Overall, the essay demonstrates a good understanding of the topic and presents a clear argument. However, to improve your score further, focus on diversifying your sentence structures and improving your grammatical accuracy and punctuation skills.
Bài sửa mẫu
It is often argued that the private lives of celebrities should not be openly shared by the media. Returning to my perspective, I am in complete agreement with this viewpoint. Firstly, regardless of their status, they still require privacy, as do all humans. For example, owing to their inability to be their authentic selves, they may feel compelled to present themselves as flawless automatons, fearing judgment for what is normal to them but may seem quirky to others. Another point regarding these issues is that sharing details such as the layout of their homes and their appearance can lead to potential dangers. Consequently, malicious detractors may use this information to track them down and potentially harm them.

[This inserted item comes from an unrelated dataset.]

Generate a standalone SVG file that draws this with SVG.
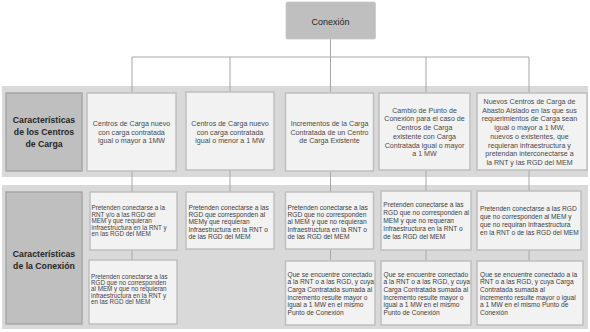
<svg xmlns="http://www.w3.org/2000/svg" width="590" height="332" viewBox="0 0 590 332">
<style>
.band{fill:#d9d9d9}
.lbl{fill:#bfbfbf;stroke:#a6a6a6;stroke-width:1.5}
.box{fill:#f2f2f2;stroke:#bfbfbf;stroke-width:1.5}
.root{fill:#bfbfbf;stroke:#c8c8c8;stroke-width:0.8}
.con{stroke:#a6a6a6;stroke-width:1;fill:none}
text{font-family:"Liberation Sans",Arial,sans-serif}
.lt{font-size:8.7px;font-weight:bold;fill:#262626;text-anchor:middle}
.rt{font-size:9px;fill:#262626;text-anchor:middle}
.t1{font-size:7.1px;fill:#4a4a4a;text-anchor:middle}
.t2{font-size:6.6px;fill:#404040}
.t3{font-size:6.3px;fill:#4a4040}
</style>
<rect class="band" x="2" y="86" width="586" height="91"/>
<rect class="band" x="2" y="185" width="586" height="144"/>
<g id="connectors">
<path class="con" d="M330.5 39V57M132 57H529M132 57V93M230 57V92M330.5 57V93M426 57V93M529 57V93"/>
<path class="con" d="M132 171V192M230 170V192M330.5 171V192M426 171V191M529 170V192"/>
<path class="con" d="M132 250V260M330.5 249V261M426 250V261M529 250V261"/>
</g>
<g id="root">
<rect class="root" x="286" y="2" width="89.5" height="37" rx="1.5"/>
<text class="rt" x="330.5" y="25">Conexión</text>
</g>
<g id="label1">
<rect class="lbl" x="6" y="93" width="76" height="78"/>
<text class="lt"><tspan x="44" y="123.1">Características</tspan><tspan x="44" y="134.8">de los Centros</tspan><tspan x="44" y="146.8">de Carga</tspan></text>
</g>
<g id="label2">
<rect class="lbl" x="6" y="192" width="76" height="132"/>
<text class="lt"><tspan x="44" y="256.6">Características</tspan><tspan x="44" y="269.1">de la Conexión</tspan></text>
</g>
<g id="c1">
<rect class="box" x="87" y="93" width="89" height="78"/>
<text class="t1"><tspan x="131.5" y="125.8">Centros de Carga nuevo</tspan><tspan x="131.5" y="134.5">con carga contratada</tspan><tspan x="131.5" y="143.2">igual o mayor a 1MW</tspan></text>
</g>
<g id="c2">
<rect class="box" x="186" y="92" width="88" height="78"/>
<text class="t1"><tspan x="230" y="125.8">Centros de Carga nuevo</tspan><tspan x="230" y="134.5">con carga contratada</tspan><tspan x="230" y="143.2">igual o menor a 1 MW</tspan></text>
</g>
<g id="c3">
<rect class="box" x="285.5" y="93" width="88" height="78"/>
<text class="t1"><tspan x="329.5" y="125.8">Incrementos de la Carga</tspan><tspan x="329.5" y="134.5">Contratada de un Centro</tspan><tspan x="329.5" y="143.2">de Carga Existente</tspan></text>
</g>
<g id="c4">
<rect class="box" x="379" y="93" width="91" height="77"/>
<text class="t1"><tspan x="424.5" y="112.75">Cambio de Punto de</tspan><tspan x="424.5" y="121.45">Conexión para el caso de</tspan><tspan x="424.5" y="130.15">Centros de Carga</tspan><tspan x="424.5" y="138.85">existente con Carga</tspan><tspan x="424.5" y="147.55">Contratada igual o mayor</tspan><tspan x="424.5" y="156.25">a 1 MW</tspan></text>
</g>
<g id="c5">
<rect class="box" x="477" y="93" width="110" height="77"/>
<text class="t1"><tspan x="529.5" y="104.05">Nuevos Centros de Carga de</tspan><tspan x="529.5" y="112.75">Abasto Aislado en las que sus</tspan><tspan x="529.5" y="121.45">requerimientos de Carga sean</tspan><tspan x="529.5" y="130.15">igual o mayor a 1 MW,</tspan><tspan x="529.5" y="138.85">nuevos o existentes, que</tspan><tspan x="529.5" y="147.55">requieran infraestructura y</tspan><tspan x="529.5" y="156.25">pretendan interconectarse a</tspan><tspan x="529.5" y="164.95">la RNT y las RGD del MEM</tspan></text>
</g>
<g id="c1a">
<rect class="box" x="90" y="192" width="87" height="58"/>
<text class="t3"><tspan x="91.5" y="210.4">Pretenden conectarse a la</tspan><tspan x="91.5" y="216.8">RNT y/o  a las RGD  del</tspan><tspan x="91.5" y="223.2">MEM  y que requieran</tspan><tspan x="91.5" y="229.6">infraestructura  en la RNT y</tspan><tspan x="91.5" y="236">en las RGD del MEM</tspan></text>
</g>
<g id="c1b">
<rect class="box" x="89" y="260" width="88" height="64"/>
<text class="t3"><tspan x="91" y="278.6">Pretenden conectarse a las</tspan><tspan x="91" y="285">RGD  que no corresponden</tspan><tspan x="91" y="291.4">al MEM  y que no requieran</tspan><tspan x="91" y="297.8">infraestructura  en la RNT y</tspan><tspan x="91" y="304.2">en las RGD del MEM</tspan></text>
</g>
<g id="c2a">
<rect class="box" x="186" y="192" width="88" height="57"/>
<text class="t2"><tspan x="188.5" y="209.6">Pretenden conectarse a las</tspan><tspan x="188.5" y="217">RGD que corresponden al</tspan><tspan x="188.5" y="224.4">MEMy que requieran</tspan><tspan x="188.5" y="231.9">Infraestructura en la RNT o</tspan><tspan x="188.5" y="239.3">de las RGD del MEM</tspan></text>
</g>
<g id="c3a">
<rect class="box" x="285.5" y="192" width="88" height="57"/>
<text class="t2"><tspan x="287.5" y="209.6">Pretenden conectarse a las</tspan><tspan x="287.5" y="217">RGD que no corresponden</tspan><tspan x="287.5" y="224.4">al MEM y que no requieran</tspan><tspan x="287.5" y="231.9">Infraestructura en la RNT o</tspan><tspan x="287.5" y="239.3">de las RGD del MEM</tspan></text>
</g>
<g id="c3b">
<rect class="box" x="285.5" y="261" width="89.5" height="64"/>
<text class="t2"><tspan x="287.5" y="276.6">Que se encuentre conectado</tspan><tspan x="287.5" y="284.3">a la RNT o a las RGD, y cuya</tspan><tspan x="287.5" y="291.9">Carga Contratada sumada al</tspan><tspan x="287.5" y="299.6">incremento resulte mayor o</tspan><tspan x="287.5" y="307.3">igual a 1 MW en el mismo</tspan><tspan x="287.5" y="314.9">Punto de Conexión</tspan></text>
</g>
<g id="c4a">
<rect class="box" x="381" y="191" width="90" height="59"/>
<text class="t2"><tspan x="383.3" y="206.6">Pretenden conectarse a las</tspan><tspan x="383.3" y="214.6">RGD que no corresponden al</tspan><tspan x="383.3" y="222.6">MEM y que no requeran</tspan><tspan x="383.3" y="230.6">Infraestructura en la RNT o</tspan><tspan x="383.3" y="238.6">de las RGD del MEM</tspan></text>
</g>
<g id="c4b">
<rect class="box" x="381" y="261" width="90" height="64"/>
<text class="t2"><tspan x="383.5" y="276.6">Que se encuentre conectado</tspan><tspan x="383.5" y="284.3">a la RNT o a las RGD, y cuya</tspan><tspan x="383.5" y="291.9">Carga Contratada sumada al</tspan><tspan x="383.5" y="299.6">incremento resulte mayor o</tspan><tspan x="383.5" y="307.3">igual a 1 MW en el mismo</tspan><tspan x="383.5" y="314.9">Punto de Conexión</tspan></text>
</g>
<g id="c5a">
<rect class="box" x="477" y="191" width="104" height="59"/>
<text class="t2"><tspan x="480" y="211.3">Pretenden conectarse a las RGD</tspan><tspan x="480" y="219.3">que no corresponden al MEM y</tspan><tspan x="480" y="227.3">que no requiran Infraestructura</tspan><tspan x="480" y="235.3">en la RNT o de las RGD del MEM</tspan></text>
</g>
<g id="c5b">
<rect class="box" x="477" y="261" width="106" height="64"/>
<text class="t2"><tspan x="480" y="276.6">Que se encuentre conectado a la</tspan><tspan x="480" y="284.3">RNT o a las RGD, y cuya Carga</tspan><tspan x="480" y="291.9">Contratada sumada al</tspan><tspan x="480" y="299.6">incremento resulte mayor o igual</tspan><tspan x="480" y="307.3">a 1 MW en el mismo Punto de</tspan><tspan x="480" y="314.9">Conexión</tspan></text>
</g>
</svg>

On the other hand, continuing to post about the affairs of famous individuals can be beneficial to some extent. One prime illustration of this is their ability to solicit funds for charitable activities, leveraging their influence and esteemed status. This is believed by many, leading to increased support and donations. There are numerous undernourished children whose lives have been improved due to the efforts of celebrities calling for donations to aid those in poverty-stricken areas. Additionally, influential individuals can use their platform to fight for justice, advocating for marginalized communities and speaking out against wrongdoing.
In conclusion, I firmly believe that the lives of influential individuals should not be shared publicly in order to avoid toxic individuals and preserve their privacy.